The result is strange matter.
It's a special type of quark matter.
It has three quark types instead of two, and that means more particles can occupy the lowest quantum energy states.
It's as though the quarks trick their way around the Pauli exclusion principle by having some of them put on silly disguises.
This lower energy state means that strange matter may be the most stable form of matter in the universe, more stable even than iron, which is the most stable atomic nucleus.
A star made entirely of this stuff should be completely stable.
And if they exist, they could exist forever.
We call these strange stars.
Not content even with this level of weirdness, physicists have proposed even more mad ideas for neutron star cores.
If the density is high enough, the conditions at the core may be so extreme that they resemble the time even before the Quack Epoch.
At less than a billionth of a second after the Big Bang, the fundamental forces of nature were not as we know them today.
The electromagnetic force and the weak nuclear force were unified as the electroweak force.
It could be that neutron stars have an electroweak core, an apple-sized ball with the mass of two Earths in which quarks themselves burn.
The outflowing energy is almost all in neutrinos.
And those may provide the final pressure that halts the collapse of some stars into a black hole, at least for another million years or so.
This is fun stuff.
And it keeps theoretical physicists off the streets.

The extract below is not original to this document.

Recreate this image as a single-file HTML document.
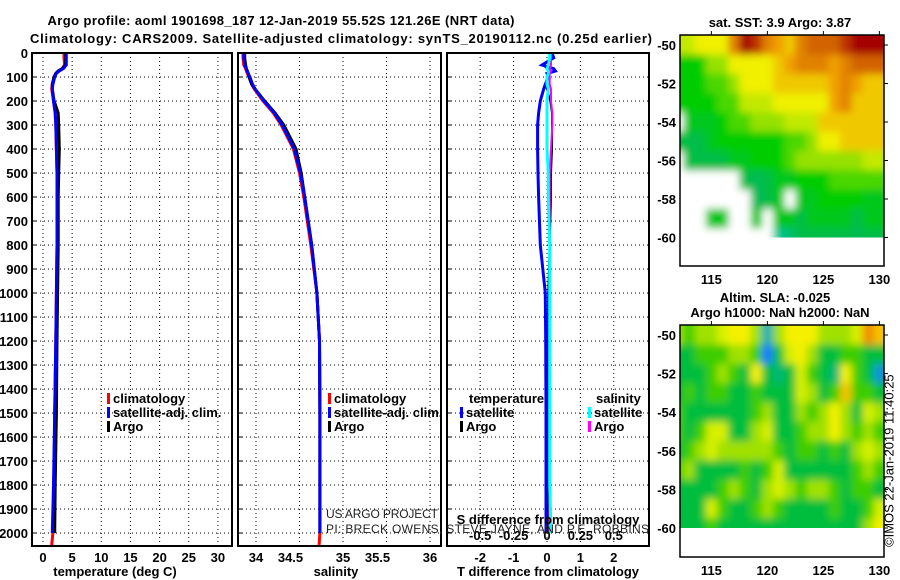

But can we test any of this madness?
Take the case of 3C58.
In the year 1181, Chinese and Japanese astronomers recorded a new star in the constellation of Cassiopeia.
It faded over six months.
But nearly 1,000 years later, after some small technological advancements, we pointed our radio telescopes and then the orbiting Chandra X-ray Observatory to that spot and found a young pulsar, a rapidly rotating neutron star 10,000 light years distant.
Now, this wasn't so unexpected.
After all, the pulsar in the Crab Nebula was also observed as a supernova by Chinese astronomers in 1054, except something was weird in the case of 3C58.
The x-ray data revealed a surface temperature of a more million Kelvin, much cooler than expected for a neutron star of its age.
A possible explanation is that a quark matter core formed at the heart of this neutron star and is slowly transforming into strange matter.
As down quarks flip into the more massive strange quarks, they have to absorb energy from somewhere to provide for that extra mass.
That energy would be the heat energy of the neutron star.
There are other candidates that could be quark and/or strange stars.
Some appear a little bit too small for their mass, suggesting quark matter densities.
Then there are supernovae that appear way too bright and last too long.
And it's been hypothesized that these may be due to a second explosion as the neutron star collapses further into a quark star.
Even the famous supernova that exploded in the Large Magellanic Cloud in 1987 has been hypothesized to have left behind a quark star.
The dying star shouldn't have been massive enough to leave a black hole, yet astronomers still haven't found the expected neutron star at the location of the supernova.
Nothing is confirmed yet, but there are tantalizing hints that these exotic stars, these monsters in the math, may be very real.
Who knows what other strange denizens lurk in yet to be discovered laws of physics?
And who knows which are actually out there, waiting to be discovered in the expanse of spacetime?